The two and a half hours it took to reach the second rim seemed like an eternity. We rested here for 30 minutes before setting off to climb to the start of the summit ridge, which we reached after quite a tough climb. An hour later I hung our packs in a tree at the bottom of the ridge, hopefully hidden from inquisitive primates. There was no way I would reach the top carrying my pack so we decided to hide them. There were no other people on the mountain above us and we could see nobody below. Carrying just cameras, water and biscuits we set off for the final ascent.
Leaving the ridge we climbed the edge through a weird moonscape comprised of volcanic ash and lumps of lava rock. Below the lip of the ridge the elements had carved jagged sculptures, painting them in tints of ochre and terra cotta intruded upon by thin streaks of bright red and orange. The ash and clinker underfoot was sombre grey, interspersed by patches of sulphurous yellow and the occasional lone plant; a splash of green on the edge of existence.
The last section became steep and with every step forward we slipped back in the volcanic ash; it was hard on the legs and totally demoralising. After two hours of dull slogging we finally stood on the summit. We could see Garung Agung on Bali protruding through the cloud and the crater and caldera of Rinjani. Treating ourselves to some chocolate to celebrate we soaked in the view for 20 minutes before beginning our descent. This was easy and great fun, scree-running down volcanic ash!
We collected our packs, which were untouched, and dropped down off the ridge to where the going was hard and slow. At the bottom we passed Noor who had just reached Rim II; he ignored us, probably further angered by our speed and success. I pitched the tent on the rim among some pine trees while Helen fetched some water. By the time she returned I had a blazing fire going on which we cooked our noodles while the sun went down. We slept well after our arduous and successful day.
Again we were up early and ate our leftover cold noodles as the sun rose. It had rained in the night and the water had continued to drip from the trees; the tent was soaked. The descent started off steeply, passing through copses of trees scattered about the grassland. The path was wet, compacted mud with a surface film of moss which made it very slippery. I went over several times while Helen continued in mountain goat fashion!

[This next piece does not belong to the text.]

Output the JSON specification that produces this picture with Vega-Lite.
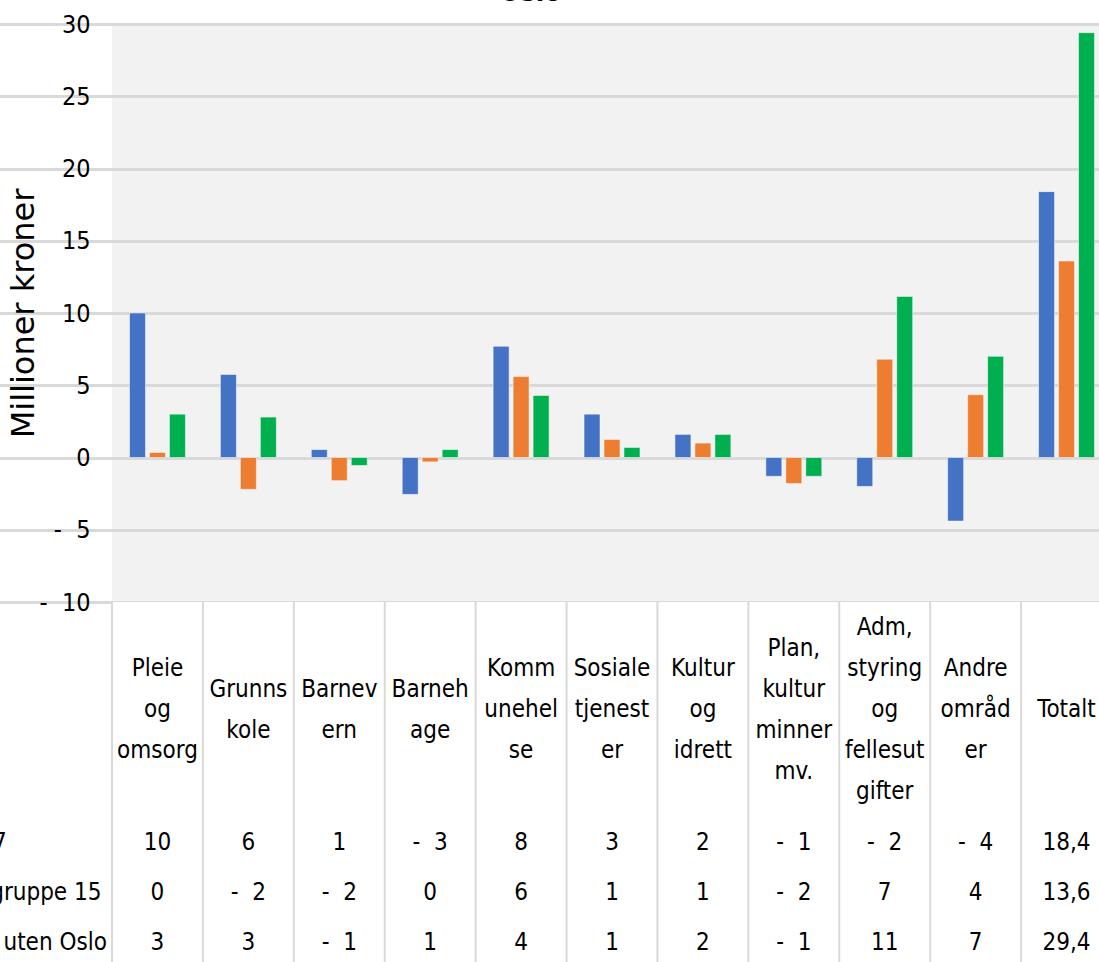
{
  "$schema": "https://vega.github.io/schema/vega-lite/v6.json",
  "autosize": {"type": "none"},
  "width": 987,
  "height": 938,
  "padding": {"left": 112, "top": 24, "right": 0, "bottom": 0},
  "background": "white",
  "title": {"text": "Oslo", "font": "DejaVu Sans Condensed, Liberation Sans, sans-serif", "fontSize": 28, "fontWeight": "bold", "color": "#000", "anchor": "middle", "dx": -75, "dy": 15, "offset": -2, "baseline": "alphabetic"},
  "config": {"view": {"fill": "#f2f2f2", "stroke": null}, "text": {"font": "DejaVu Sans Condensed, Liberation Sans, sans-serif", "fontSize": 24, "color": "#000"}},
  "datasets": {
    "cats": [
      {"cat": "Pleie og omsorg", "label": "Pleie\nog\nomsorg"},
      {"cat": "Grunnskole", "label": "Grunns\nkole"},
      {"cat": "Barnevern", "label": "Barnev\nern"},
      {"cat": "Barnehage", "label": "Barneh\nage"},
      {"cat": "Kommunehelse", "label": "Komm\nunehel\nse"},
      {"cat": "Sosiale tjenester", "label": "Sosiale\ntjenest\ner"},
      {"cat": "Kultur og idrett", "label": "Kultur\nog\nidrett"},
      {"cat": "Plan, kulturminner mv.", "label": "Plan,\nkultur\nminner\nmv."},
      {"cat": "Adm, styring og fellesutgifter", "label": "Adm,\nstyring\nog\nfellesut\ngifter"},
      {"cat": "Andre områder", "label": "Andre\nområd\ner"},
      {"cat": "Totalt", "label": "Totalt"}
    ],
    "rows": [
      {"series": "Snitt 17"},
      {"series": "Kostragruppe 15"},
      {"series": "Landet uten Oslo"}
    ],
    "vals": [
      {"cat": "Pleie og omsorg", "series": "Snitt 17", "value": 10.0, "shown": "10"},
      {"cat": "Pleie og omsorg", "series": "Kostragruppe 15", "value": 0.35, "shown": "0"},
      {"cat": "Pleie og omsorg", "series": "Landet uten Oslo", "value": 3.0, "shown": "3"},
      {"cat": "Grunnskole", "series": "Snitt 17", "value": 5.75, "shown": "6"},
      {"cat": "Grunnskole", "series": "Kostragruppe 15", "value": -2.2, "shown": "-\u00a0\u00a02"},
      {"cat": "Grunnskole", "series": "Landet uten Oslo", "value": 2.8, "shown": "3"},
      {"cat": "Barnevern", "series": "Snitt 17", "value": 0.55, "shown": "1"},
      {"cat": "Barnevern", "series": "Kostragruppe 15", "value": -1.6, "shown": "-\u00a0\u00a02"},
      {"cat": "Barnevern", "series": "Landet uten Oslo", "value": -0.55, "shown": "-\u00a0\u00a01"},
      {"cat": "Barnehage", "series": "Snitt 17", "value": -2.55, "shown": "-\u00a0\u00a03"},
      {"cat": "Barnehage", "series": "Kostragruppe 15", "value": -0.3, "shown": "0"},
      {"cat": "Barnehage", "series": "Landet uten Oslo", "value": 0.55, "shown": "1"},
      {"cat": "Kommunehelse", "series": "Snitt 17", "value": 7.7, "shown": "8"},
      {"cat": "Kommunehelse", "series": "Kostragruppe 15", "value": 5.6, "shown": "6"},
      {"cat": "Kommunehelse", "series": "Landet uten Oslo", "value": 4.3, "shown": "4"},
      {"cat": "Sosiale tjenester", "series": "Snitt 17", "value": 3.0, "shown": "3"},
      {"cat": "Sosiale tjenester", "series": "Kostragruppe 15", "value": 1.25, "shown": "1"},
      {"cat": "Sosiale tjenester", "series": "Landet uten Oslo", "value": 0.7, "shown": "1"},
      {"cat": "Kultur og idrett", "series": "Snitt 17", "value": 1.6, "shown": "2"},
      {"cat": "Kultur og idrett", "series": "Kostragruppe 15", "value": 1.0, "shown": "1"},
      {"cat": "Kultur og idrett", "series": "Landet uten Oslo", "value": 1.6, "shown": "2"},
      {"cat": "Plan, kulturminner mv.", "series": "Snitt 17", "value": -1.3, "shown": "-\u00a0\u00a01"},
      {"cat": "Plan, kulturminner mv.", "series": "Kostragruppe 15", "value": -1.8, "shown": "-\u00a0\u00a02"},
      {"cat": "Plan, kulturminner mv.", "series": "Landet uten Oslo", "value": -1.3, "shown": "-\u00a0\u00a01"},
      {"cat": "Adm, styring og fellesutgifter", "series": "Snitt 17", "value": -2.0, "shown": "-\u00a0\u00a02"},
      {"cat": "Adm, styring og fellesutgifter", "series": "Kostragruppe 15", "value": 6.8, "shown": "7"},
      {"cat": "Adm, styring og fellesutgifter", "series": "Landet uten Oslo", "value": 11.15, "shown": "11"},
      {"cat": "Andre områder", "series": "Snitt 17", "value": -4.4, "shown": "-\u00a0\u00a04"},
      {"cat": "Andre områder", "series": "Kostragruppe 15", "value": 4.35, "shown": "4"},
      {"cat": "Andre områder", "series": "Landet uten Oslo", "value": 7.0, "shown": "7"},
      {"cat": "Totalt", "series": "Snitt 17", "value": 18.4, "shown": "18,4"},
      {"cat": "Totalt", "series": "Kostragruppe 15", "value": 13.6, "shown": "13,6"},
      {"cat": "Totalt", "series": "Landet uten Oslo", "value": 29.4, "shown": "29,4"}
    ]
  },
  "layer": [
    {
      "data": {"name": "cats"},
      "mark": {"type": "bar", "fill": "white", "width": {"band": 1}},
      "encoding": {
        "x": {"field": "cat", "type": "nominal", "axis": null,
              "scale": {"domain": ["_lab0", "_lab1", "Pleie og omsorg", "Grunnskole", "Barnevern", "Barnehage", "Kommunehelse", "Sosiale tjenester", "Kultur og idrett", "Plan, kulturminner mv.", "Adm, styring og fellesutgifter", "Andre områder", "Totalt"],
                        "range": [-181.8, 1000], "paddingInner": 0, "paddingOuter": 0}},
        "y": {"datum": -10, "type": "quantitative",
              "scale": {"domain": [-34.91, 30], "nice": false, "zero": false},
              "axis": {"values": [-10, -5, 0, 5, 10, 15, 20, 25, 30], "grid": true, "gridColor": "#d9d9d9", "gridWidth": 3,
                       "domain": false, "ticks": false, "tickSize": 0, "labelPadding": 22,
                       "labelFont": "DejaVu Sans Condensed, Liberation Sans, sans-serif", "labelFontSize": 25, "labelColor": "#000",
                       "labelExpr": "datum.value < 0 ? '-\u00a0\u00a0' + abs(datum.value) : datum.label",
                       "title": "Millioner kroner", "titleFont": "DejaVu Sans", "titleFontSize": 32, "titleFontWeight": "normal",
                       "titleColor": "#000", "titleX": -79, "titleY": 289, "titleBaseline": "alphabetic", "titleAngle": -90, "titleAlign": "center"}},
        "y2": {"datum": -34.91}
      }
    },
    {
      "data": {"name": "vals"},
      "mark": {"type": "bar", "stroke": "#ffffff", "strokeWidth": 1, "strokeOpacity": 0.5},
      "encoding": {
        "x": {"field": "cat", "type": "nominal", "axis": null},
        "xOffset": {"field": "series", "type": "nominal", "scale": {"domain": ["Snitt 17", "Kostragruppe 15", "Landet uten Oslo"], "paddingInner": 0.2, "paddingOuter": 0.875}},
        "y": {"field": "value", "type": "quantitative"},
        "y2": {"datum": 0},
        "color": {"field": "series", "type": "nominal", "scale": {"domain": ["Snitt 17", "Kostragruppe 15", "Landet uten Oslo"], "range": ["#4472c4", "#ed7d31", "#00b050"]}, "legend": null}
      }
    },
    {
      "data": {"name": "cats"},
      "mark": {"type": "rule", "color": "#d9d9d9", "strokeWidth": 2},
      "encoding": {
        "x": {"field": "cat", "type": "nominal", "bandPosition": 0, "axis": null},
        "y": {"datum": -10},
        "y2": {"datum": -34.91}
      }
    },
    {
      "mark": {"type": "rule", "color": "#d9d9d9", "strokeWidth": 2},
      "encoding": {
        "x": {"datum": "Pleie og omsorg", "type": "nominal", "bandPosition": 0, "axis": null},
        "x2": {"datum": "Totalt", "bandPosition": 1},
        "y": {"datum": -10}
      }
    },
    {
      "mark": {"type": "rule", "color": "#d9d9d9", "strokeWidth": 2},
      "encoding": {
        "x": {"datum": "_lab0", "type": "nominal", "bandPosition": 0, "axis": null},
        "x2": {"datum": "Totalt", "bandPosition": 1},
        "y": {"datum": -24.88}
      }
    },
    {
      "mark": {"type": "rule", "color": "#d9d9d9", "strokeWidth": 2},
      "encoding": {
        "x": {"datum": "_lab0", "type": "nominal", "bandPosition": 0, "axis": null},
        "x2": {"datum": "Totalt", "bandPosition": 1},
        "y": {"datum": -28.41}
      }
    },
    {
      "mark": {"type": "rule", "color": "#d9d9d9", "strokeWidth": 2},
      "encoding": {
        "x": {"datum": "_lab0", "type": "nominal", "bandPosition": 0, "axis": null},
        "x2": {"datum": "Totalt", "bandPosition": 1},
        "y": {"datum": -31.87}
      }
    },
    {
      "data": {"name": "cats"},
      "transform": [{"filter": "length(split(datum.label, '\\n')) === 1"}],
      "mark": {"type": "text", "lineBreak": "\n", "lineHeight": 41, "baseline": "middle", "align": "center"},
      "encoding": {
        "x": {"field": "cat", "type": "nominal", "axis": null},
        "y": {"datum": -17.47},
        "text": {"field": "label"}
      }
    },
    {
      "data": {"name": "cats"},
      "transform": [{"filter": "length(split(datum.label, '\\n')) === 2"}],
      "mark": {"type": "text", "lineBreak": "\n", "lineHeight": 41, "baseline": "middle", "align": "center"},
      "encoding": {
        "x": {"field": "cat", "type": "nominal", "axis": null},
        "y": {"datum": -16.06},
        "text": {"field": "label"}
      }
    },
    {
      "data": {"name": "cats"},
      "transform": [{"filter": "length(split(datum.label, '\\n')) === 3"}],
      "mark": {"type": "text", "lineBreak": "\n", "lineHeight": 41, "baseline": "middle", "align": "center"},
      "encoding": {
        "x": {"field": "cat", "type": "nominal", "axis": null},
        "y": {"datum": -14.64},
        "text": {"field": "label"}
      }
    },
    {
      "data": {"name": "cats"},
      "transform": [{"filter": "length(split(datum.label, '\\n')) === 4"}],
      "mark": {"type": "text", "lineBreak": "\n", "lineHeight": 41, "baseline": "middle", "align": "center"},
      "encoding": {
        "x": {"field": "cat", "type": "nominal", "axis": null},
        "y": {"datum": -13.22},
        "text": {"field": "label"}
      }
    },
    {
      "data": {"name": "cats"},
      "transform": [{"filter": "length(split(datum.label, '\\n')) === 5"}],
      "mark": {"type": "text", "lineBreak": "\n", "lineHeight": 41, "baseline": "middle", "align": "center"},
      "encoding": {
        "x": {"field": "cat", "type": "nominal", "axis": null},
        "y": {"datum": -11.8},
        "text": {"field": "label"}
      }
    },
    {
      "data": {"name": "vals"},
      "transform": [{"filter": "datum.series === 'Snitt 17'"}],
      "mark": {"type": "text", "baseline": "middle", "align": "center"},
      "encoding": {
        "x": {"field": "cat", "type": "nominal", "axis": null},
        "y": {"datum": -26.68},
        "text": {"field": "shown"}
      }
    },
    {
      "data": {"name": "vals"},
      "transform": [{"filter": "datum.series === 'Kostragruppe 15'"}],
      "mark": {"type": "text", "baseline": "middle", "align": "center"},
      "encoding": {
        "x": {"field": "cat", "type": "nominal", "axis": null},
        "y": {"datum": -30.14},
        "text": {"field": "shown"}
      }
    },
    {
      "data": {"name": "vals"},
      "transform": [{"filter": "datum.series === 'Landet uten Oslo'"}],
      "mark": {"type": "text", "baseline": "middle", "align": "center"},
      "encoding": {
        "x": {"field": "cat", "type": "nominal", "axis": null},
        "y": {"datum": -33.6},
        "text": {"field": "shown"}
      }
    },
    {
      "data": {"name": "rows"},
      "transform": [{"filter": "datum.series === 'Snitt 17'"}],
      "mark": {"type": "text", "baseline": "middle", "align": "left", "dx": -8},
      "encoding": {
        "x": {"datum": "_lab0", "type": "nominal", "bandPosition": 0, "axis": null},
        "y": {"datum": -26.68},
        "text": {"field": "series"}
      }
    },
    {
      "data": {"name": "rows"},
      "transform": [{"filter": "datum.series === 'Kostragruppe 15'"}],
      "mark": {"type": "text", "baseline": "middle", "align": "left", "dx": -8},
      "encoding": {
        "x": {"datum": "_lab0", "type": "nominal", "bandPosition": 0, "axis": null},
        "y": {"datum": -30.14},
        "text": {"field": "series"}
      }
    },
    {
      "data": {"name": "rows"},
      "transform": [{"filter": "datum.series === 'Landet uten Oslo'"}],
      "mark": {"type": "text", "baseline": "middle", "align": "left", "dx": -8},
      "encoding": {
        "x": {"datum": "_lab0", "type": "nominal", "bandPosition": 0, "axis": null},
        "y": {"datum": -33.6},
        "text": {"field": "series"}
      }
    }
  ]
}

Eventually the gradient eased, the copses stopped and we were walking through volcanic grassland of oat grass with the occasional patch of wild flowers. The rolling grassland dotted with isolated trees, torn apart by occasional gorges and dry riverbeds was beautiful.
The grassland gave way to woodland where woodsmen wielded axes. The product of their labours was everywhere; the felled trees were cut in situ into 6” square beams, which were carried out manually. We became lost on the many new paths made by the woodsmen and Helen became quite concerned. Finally leaving the woods we spotted a village.
We had taken the wrong path in the woods and the village we found ourselves in was called Bawak Nao not Sembalin. We sat by the side of the road for an hour waiting for a bemo to take us to Senaru. From a small wooden kiosk I bought a dozen small, spicy semosas, which cheered us up and helped to pass the time.
On return to Senaru we stayed at the much friendlier Puri Jaya Wijaya where we ate Nassi Goreng (fried rice with an egg on top) followed by fried bananas. Later the owner’s wife treated us to a bowl of Bubur; sago in a soup of coconut and milk with the taste of caramel, a traditional and very tasty Indonesian dish. There is no better way to end a noodle-fuelled adventure than with a large and beautiful meal complimenting a landscape that assaults the senses with such raw, primal force as that of volcanoes.